Ruwe v. Commissioner, 113 T. C. 25 (1999)
Taxpayers may not adjust the basis in a retirement annuity to account for inflation when calculating the taxable portion of their pension.
Summary
Ruwe v. Commissioner addressed whether a taxpayer could adjust the basis of his retirement annuity for inflation. The taxpayer argued that inflation from the time of his contributions to the annuity starting date should increase his basis, thus reducing the taxable portion of his pension. The Tax Court ruled against this, holding that neither the Internal Revenue Code nor the regulations allow for such an inflation adjustment. The court emphasized the clear statutory language and long-standing regulations that do not provide for inflation adjustments, reinforcing Congress’s authority to define taxable income without regard to inflation.
Facts
The petitioner, a retiree from Montana State University, received a pension from the Montana Teachers Retirement System (MTRS), a qualified defined benefit plan. He contributed $36,734 after-tax to the plan during his employment. Upon retirement, he began receiving annual pension payments of $26,313. The IRS calculated that $24,843 of his 1996 pension was taxable based on the nominal value of his contributions. The petitioner sought to adjust his basis to $57,972, accounting for inflation from the contribution dates to the annuity starting date, and further adjust it for expected future inflation over his actuarial life, to reduce the taxable amount.
Procedural History
The case was submitted fully stipulated to the Tax Court. The court was tasked with deciding whether the taxpayer could adjust his pension annuity basis for inflation.
Issue(s)
1. Whether the taxpayer may adjust the basis in his retirement annuity by an inflation factor to account for inflation between the date of his contributions and the annuity starting date.

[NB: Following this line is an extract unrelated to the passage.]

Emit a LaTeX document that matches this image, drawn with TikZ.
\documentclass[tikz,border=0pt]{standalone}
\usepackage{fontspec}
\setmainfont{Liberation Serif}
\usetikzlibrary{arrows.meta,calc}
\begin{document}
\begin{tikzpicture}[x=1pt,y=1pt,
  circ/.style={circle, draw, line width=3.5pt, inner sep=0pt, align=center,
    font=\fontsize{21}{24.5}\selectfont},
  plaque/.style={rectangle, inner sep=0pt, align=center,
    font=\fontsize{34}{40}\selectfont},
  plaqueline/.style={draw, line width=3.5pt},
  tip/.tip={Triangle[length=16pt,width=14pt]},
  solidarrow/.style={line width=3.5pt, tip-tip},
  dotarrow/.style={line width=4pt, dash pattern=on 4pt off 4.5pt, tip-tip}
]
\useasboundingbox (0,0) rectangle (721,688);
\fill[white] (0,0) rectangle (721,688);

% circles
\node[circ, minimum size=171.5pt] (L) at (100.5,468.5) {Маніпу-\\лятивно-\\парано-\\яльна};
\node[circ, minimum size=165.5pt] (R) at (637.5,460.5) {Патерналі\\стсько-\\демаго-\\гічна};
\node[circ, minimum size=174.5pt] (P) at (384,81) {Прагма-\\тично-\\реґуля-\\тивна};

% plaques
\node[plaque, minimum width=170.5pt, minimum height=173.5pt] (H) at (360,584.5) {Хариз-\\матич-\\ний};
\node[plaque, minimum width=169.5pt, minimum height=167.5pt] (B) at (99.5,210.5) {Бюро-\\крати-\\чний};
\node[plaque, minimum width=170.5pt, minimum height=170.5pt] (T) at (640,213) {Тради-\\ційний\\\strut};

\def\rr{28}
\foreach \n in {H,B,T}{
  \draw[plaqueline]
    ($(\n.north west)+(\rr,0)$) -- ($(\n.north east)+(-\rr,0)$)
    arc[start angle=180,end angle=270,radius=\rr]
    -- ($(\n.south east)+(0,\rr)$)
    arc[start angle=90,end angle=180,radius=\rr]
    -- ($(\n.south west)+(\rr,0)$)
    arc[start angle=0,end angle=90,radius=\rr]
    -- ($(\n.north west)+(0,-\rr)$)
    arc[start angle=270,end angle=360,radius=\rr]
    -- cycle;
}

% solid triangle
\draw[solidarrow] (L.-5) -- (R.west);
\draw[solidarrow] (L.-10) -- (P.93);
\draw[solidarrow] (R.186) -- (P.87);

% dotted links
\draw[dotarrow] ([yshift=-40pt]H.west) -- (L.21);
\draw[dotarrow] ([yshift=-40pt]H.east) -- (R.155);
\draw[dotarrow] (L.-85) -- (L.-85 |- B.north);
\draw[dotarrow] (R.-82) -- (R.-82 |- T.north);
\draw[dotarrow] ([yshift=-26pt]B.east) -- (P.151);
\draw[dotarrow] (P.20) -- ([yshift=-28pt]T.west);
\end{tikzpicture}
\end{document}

2. Whether the taxpayer may further adjust the basis in his retirement annuity to account for expected inflation over his actuarial life.
Holding
1. No, because neither the statutes nor the regulations permit an inflation adjustment to the basis of a retirement annuity.
2. No, because there is no provision in the tax laws allowing for an adjustment to account for expected future inflation.
Court’s Reasoning
The court relied on the clear language of the Internal Revenue Code sections 61, 72, 401, and 402, which do not mention inflation adjustments. The regulations under these sections, including long-standing regulations under section 72, also do not allow for such adjustments. The court cited the Supreme Court’s affirmation of Congress’s power to define income without regard to inflation, referencing cases like Commissioner v. Kowalski and Hellermann v. Commissioner. The court noted that when Congress intends for inflation to be considered, it explicitly states so in the law, as seen in other sections. The court dismissed the taxpayer’s arguments, stating that neither the statutes, regulations, nor case law supported an inflation adjustment to the annuity basis.
Practical Implications
This decision clarifies that taxpayers cannot claim inflation adjustments to the basis of their pension annuities, impacting how retirement income is taxed. Legal practitioners should advise clients that the nominal value of contributions, not an inflation-adjusted value, must be used to calculate the taxable portion of annuities. This ruling reaffirms the government’s position on inflation and taxation, affecting financial planning for retirees. It also sets a precedent for future cases involving similar claims, reinforcing the need for explicit legislative action for any inflation adjustments in tax calculations.